En el Doré convivían los cinéfilos mayores y asentados, los jóvenes turcos y varias categorías de pajilleros y menesterosos, que acudían a la sala a pasar una tarde invierno por unas pocas pesetas o a meneársela con alguna peli de Pasolini o Fassbinder. Unos años después se me ocurrió llevar a una novieta de entonces a ver El pisito; llegamos tarde y nos tuvimos que sentar en la primera fila, pegados a la pantalla. Detrás de nosotros, un tipo torvo enfundado en un chándal del Atleti empezó a balancearse ominosamente y a respirar como un cuadrúpedo apenas se apagaron las luces. Si lo de ir con un ligue a ver El pisito parece radical, piénsese que mi amigo David llegó a invitar a alguna prospectiva a melodramas de Douglas Sirk.
Pero el mundo no se acababa en la Filmo. Estaban el Bellas Artes, donde vi El manuscrito encontrado en Zaragoza, el Pequeño Cine Estudio, La Enana Marrón. En La Enana contemplé una escena dramática que le referí a Olmos el otro día: durante un proyección, creo recordar que de alguna de Herzog, una muchacha se levantó, supongo que harta de la peli, e intentó salir de la sala sin hacer ruido. Pero la sala tenía una especie de compuerta de submarino que se cerraba herméticamente al empezar la proyección, como si nos sumergiéramos en las profundidades del séptimo arte. Así que la pobre chica estuvo un buen rato dando vueltas a la manivela hacia un lado, hacia el otro, resoplando y haciendo ruidos mecánicos de todo tipo, hasta que puedo abrir la puerta o alguien la ayudó a salir, no recuerdo.

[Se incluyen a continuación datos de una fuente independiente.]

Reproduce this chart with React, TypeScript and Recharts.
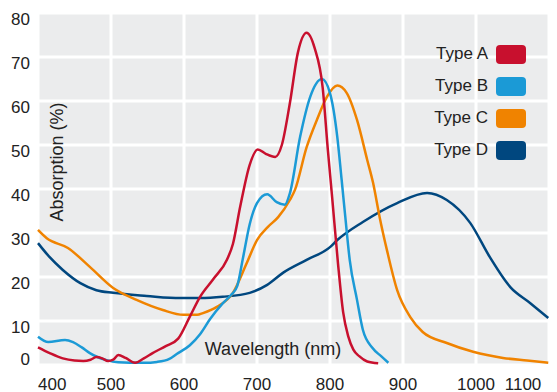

En tiempos recientes he sido más asiduo al Bellas Artes, que es más civil, más relajado que la Filmoteca, y me pillaba más cerca del trabajo. Mi última vez en el Doré, en el entresuelo, un chaval granujiento me afeó con una mirada asesina que comprobase la pantalla del móvil durante un milisegundo -me había escapado en horario laboral. En el vestíbulo del Bellas Artes todavía he corregido algún papel urgente. La cinefilia era, como todo en la juventud, devoradora, muy seria y muy ridícula a la vez, y la vida ya va siendo incompatible con esas pasiones tan abismadas, tan cerriles, tan ensayadas. Ahora he descubierto los cines luxury, donde hay sillones reclinables y te puedes tomar un refrigerio o un whisky mientras ves Tiburón. Lo fundamental a medida que uno se hace mayor es no quedarse atrapado dándole vueltas a la manivela.